§ Problem description: Please pull out every line that includes the string "this".

================================

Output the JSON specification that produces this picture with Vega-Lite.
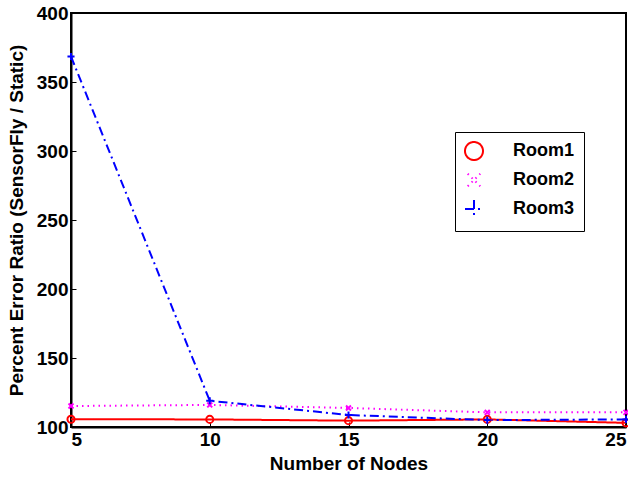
{
  "$schema": "https://vega.github.io/schema/vega-lite/v6.json",
  "width": 555,
  "height": 414,
  "autosize": "none",
  "padding": {"left": 71, "top": 13, "right": 2, "bottom": 50},
  "background": "white",
  "data": {
    "values": [
      {"nodes": 5, "series": "Room1", "value": 105.6},
      {"nodes": 10, "series": "Room1", "value": 105.5},
      {"nodes": 15, "series": "Room1", "value": 104.6},
      {"nodes": 20, "series": "Room1", "value": 105.5},
      {"nodes": 25, "series": "Room1", "value": 103.0},
      {"nodes": 5, "series": "Room2", "value": 115.2},
      {"nodes": 10, "series": "Room2", "value": 116.0},
      {"nodes": 15, "series": "Room2", "value": 113.8},
      {"nodes": 20, "series": "Room2", "value": 110.6},
      {"nodes": 25, "series": "Room2", "value": 110.6},
      {"nodes": 5, "series": "Room3", "value": 368.5},
      {"nodes": 10, "series": "Room3", "value": 119.0},
      {"nodes": 15, "series": "Room3", "value": 108.7},
      {"nodes": 20, "series": "Room3", "value": 105.0},
      {"nodes": 25, "series": "Room3", "value": 105.5}
    ]
  },
  "encoding": {
    "x": {
      "field": "nodes", "type": "quantitative",
      "scale": {"domain": [5, 25], "nice": false, "zero": false},
      "axis": {"values": [5, 10, 15, 20, 25], "title": "Number of Nodes", "grid": false,
               "tickSize": -5, "labelPadding": 8, "titlePadding": 5,
               "labelFontWeight": "bold", "labelFontSize": 19, "titleFontSize": 19}
    },
    "y": {
      "field": "value", "type": "quantitative",
      "scale": {"domain": [100, 400], "nice": false, "zero": false},
      "axis": {"values": [100, 150, 200, 250, 300, 350, 400], "title": "Percent Error Ratio (SensorFly / Static)",
               "grid": false, "tickSize": -5, "labelPadding": 8, "titlePadding": 10,
               "labelFontWeight": "bold", "labelFontSize": 19, "titleFontSize": 19}
    }
  },
  "layer": [
    {
      "mark": {"type": "line"},
      "encoding": {
        "color": {
          "field": "series", "type": "nominal",
          "scale": {"domain": ["Room1", "Room2", "Room3"], "range": ["#ff0000", "#ff00ff", "#0000ff"]},
          "legend": {
            "title": null,
            "orient": "none",
            "legendX": 384,
            "legendY": 119,
            "direction": "vertical",
            "padding": 9,
            "strokeColor": "black",
            "fillColor": "white",
            "labelFontSize": 18,
            "labelFontWeight": "bold",
            "labelFont": "Liberation Sans",
            "labelColor": "black",
            "rowPadding": 5,
            "symbolSize": 324,
            "symbolStrokeWidth": 2,
            "symbolOpacity": 1,
            "labelOffset": 29,
            "encoding": {
              "symbols": {
                "shape": {"value": {"expr": "datum.value === 'Room1' ? 'M-1,0H3.889M1.054,0A0.39,0.39 0 1,0 1.834,0A0.39,0.39 0 1,0 1.054,0' : datum.value === 'Room2' ? 'M-1,0h0.17M-0.5,0h0.17M0,0h0.17M0.5,0h0.17M2.39,0h0.17M2.89,0h0.17M3.39,0h0.17M3.89,0h0.17M1.166,-0.28L1.722,0.28M1.166,0.28L1.722,-0.28' : 'M-1,0h0.2M-0.333,0H0.889M2.0,0H3.222M3.78,0h0.2M1.054,0H1.834M1.444,-0.39V0.39'"}},
                "strokeDash": {"value": []},
                "fill": {"value": "transparent"},
                "strokeWidth": {"value": 2}
              }
            }
          }
        },
        "strokeDash": {
          "field": "series", "type": "nominal",
          "scale": {"domain": ["Room1", "Room2", "Room3"], "range": [[1, 0], [1.5, 4], [9, 4, 2, 4]]},
          "legend": null
        },
        "strokeWidth": {"value": 2}
      }
    },
    {
      "mark": {"type": "point", "filled": false, "strokeWidth": 2, "opacity": 1},
      "encoding": {
        "color": {"field": "series", "type": "nominal"},
        "shape": {
          "field": "series", "type": "nominal",
          "scale": {"domain": ["Room1", "Room2", "Room3"],
                    "range": ["circle", "M-0.7,-0.7L0.7,0.7M-0.7,0.7L0.7,-0.7", "M-1,0L1,0M0,-1L0,1"]},
          "legend": null
        },
        "size": {"value": 50}
      }
    }
  ],
  "config": {
    "font": "Liberation Sans",
    "view": {"stroke": "black", "strokeWidth": 2},
    "axis": {
      "labelFont": "Liberation Sans", "labelFontSize": 19, "labelFontWeight": "bold", "labelColor": "black",
      "titleFont": "Liberation Sans", "titleFontSize": 19, "titleFontWeight": "bold", "titleColor": "black",
      "domainColor": "black", "domainWidth": 2, "tickColor": "black", "tickWidth": 1
    }
  }
}
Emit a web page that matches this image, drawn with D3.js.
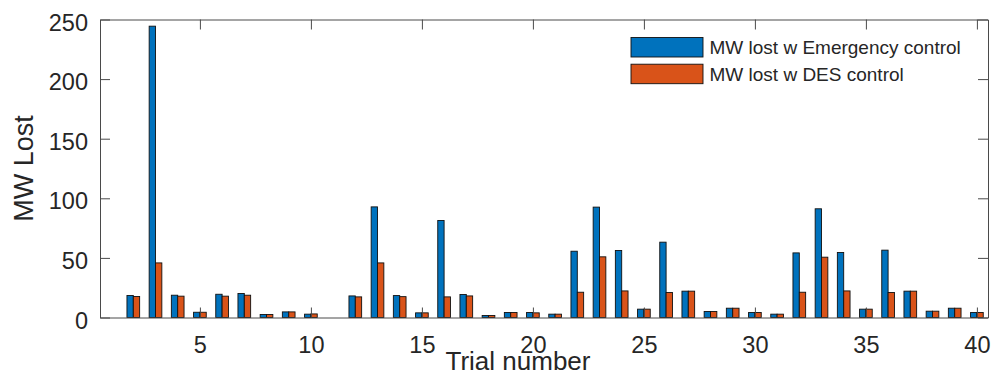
<!DOCTYPE html>
<html>
<head>
<meta charset="utf-8">
<script src="https://cdn.jsdelivr.net/npm/d3@7"></script>
<style>
  body { margin: 0; background: #fff; }
  svg { display: block; }
  text { font-family: "Liberation Sans", Arial, Helvetica, sans-serif; fill: #262626; }
</style>
</head>
<body>
<svg id="chart" width="991" height="376"></svg>
<script>
// Trial numbers and MW lost per trial for each control scheme
const trials = d3.range(1, 41);
const emergencyMW = [
  0, 18.5, 244.4, 18.7, 4.4, 19.5, 20.1, 2.5, 4.7, 2.8,
  0, 18.1, 92.8, 18.4, 3.9, 81.4, 19.3, 1.7, 4.2, 4.2,
  2.8, 55.6, 92.6, 56.2, 7.0, 63.2, 22.1, 5.0, 7.8, 4.2,
  2.8, 54.2, 91.2, 54.5, 7.0, 56.5, 22.1, 5.3, 7.8, 4.2
];
const desMW = [
  0, 17.6, 45.8, 17.9, 4.4, 17.9, 18.7, 2.5, 4.7, 3.0,
  0, 17.3, 45.8, 17.5, 3.9, 17.3, 18.1, 1.7, 4.2, 3.9,
  2.8, 21.2, 50.9, 22.3, 7.0, 21.0, 22.1, 5.0, 7.8, 4.2,
  2.8, 21.2, 50.6, 22.3, 7.0, 21.0, 22.1, 5.3, 7.8, 4.2
];
const seriesNames = ["MW lost w Emergency control", "MW lost w DES control"];
const seriesColors = ["#0072BD", "#D95319"];
const xTicks = [5, 10, 15, 20, 25, 30, 35, 40];
const yTicks = [0, 50, 100, 150, 200, 250];
const xLabel = "Trial number";
const yLabel = "MW Lost";

const svg = d3.select("#chart");
const plot = { left: 100, right: 988, top: 19.5, bottom: 317.5 };

const x = d3.scaleLinear().domain([0.5, 40.5]).range([plot.left, plot.right]);
const y = d3.scaleLinear().domain([0, 250]).range([plot.bottom, plot.top]);

// grouped bars: two bars share a group 4/7 of a unit wide
const unit = x(1) - x(0);
const groupW = unit * 2 / 3.5;
const sub = d3.scaleBand().domain([0, 1]).range([-groupW / 2, groupW / 2]).paddingInner(0);

const rows = trials.map((t, i) => ({ t, vals: [emergencyMW[i], desMW[i]] }));

const bars = svg.append("g");
rows.forEach(r => {
  r.vals.forEach((v, s) => {
    bars.append("rect")
      .attr("x", x(r.t) + sub(s))
      .attr("width", sub.bandwidth())
      .attr("y", y(v))
      .attr("height", y(0) - y(v))
      .attr("fill", seriesColors[s])
      .attr("stroke", "#111")
      .attr("stroke-width", 0.9);
  });
});

// axes box with inward ticks on all four sides
const axisColor = "#4a4a4a";
function styleAxis(g) {
  g.selectAll("path.domain").attr("stroke", axisColor).attr("stroke-width", 1);
  g.selectAll(".tick line").attr("stroke", axisColor).attr("stroke-width", 1);
  g.selectAll(".tick text").attr("fill", "#262626").style("font-family", '"Liberation Sans", Arial, sans-serif');
}

svg.append("g")
  .attr("transform", `translate(0,${plot.bottom})`)
  .call(d3.axisBottom(x).tickValues(xTicks).tickSizeInner(-10).tickSizeOuter(0).tickPadding(19))
  .call(g => g.selectAll(".tick text").attr("font-size", 23.5))
  .call(styleAxis);

svg.append("g")
  .attr("transform", `translate(0,${plot.top})`)
  .call(d3.axisTop(x).tickValues(xTicks).tickSizeInner(-10).tickSizeOuter(0).tickFormat(""))
  .call(styleAxis);

svg.append("g")
  .attr("transform", `translate(${plot.left},0)`)
  .call(d3.axisLeft(y).tickValues(yTicks).tickSizeInner(-10).tickSizeOuter(0).tickPadding(12))
  .call(g => g.selectAll(".tick text").attr("font-size", 23.5).attr("dy", "0.45em"))
  .call(styleAxis);

svg.append("g")
  .attr("transform", `translate(${plot.right},0)`)
  .call(d3.axisRight(y).tickValues(yTicks).tickSizeInner(-10).tickSizeOuter(0).tickFormat(""))
  .call(styleAxis);

// axis titles
svg.append("text")
  .attr("x", 518).attr("y", 370)
  .attr("text-anchor", "middle")
  .attr("font-size", 26)
  .text(xLabel);

svg.append("text")
  .attr("transform", `translate(33,${(plot.top + plot.bottom) / 2}) rotate(-90)`)
  .attr("text-anchor", "middle")
  .attr("font-size", 27)
  .text(yLabel);

// legend
const legend = svg.append("g").attr("transform", "translate(631,37.5)");
seriesNames.forEach((name, i) => {
  const row = legend.append("g").attr("transform", `translate(0,${i * 26.7})`);
  row.append("rect")
    .attr("width", 72).attr("height", 19.5)
    .attr("fill", seriesColors[i])
    .attr("stroke", "#111").attr("stroke-width", 0.9);
  row.append("text")
    .attr("x", 78.5).attr("y", 9.75)
    .attr("dy", "0.36em")
    .attr("font-size", 19)
    .text(name);
});
</script>
</body>
</html>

================================

§ The completed task:
Output the JSON specification that produces this picture with Vega-Lite.
Emit a web page that matches this image, drawn with D3.js.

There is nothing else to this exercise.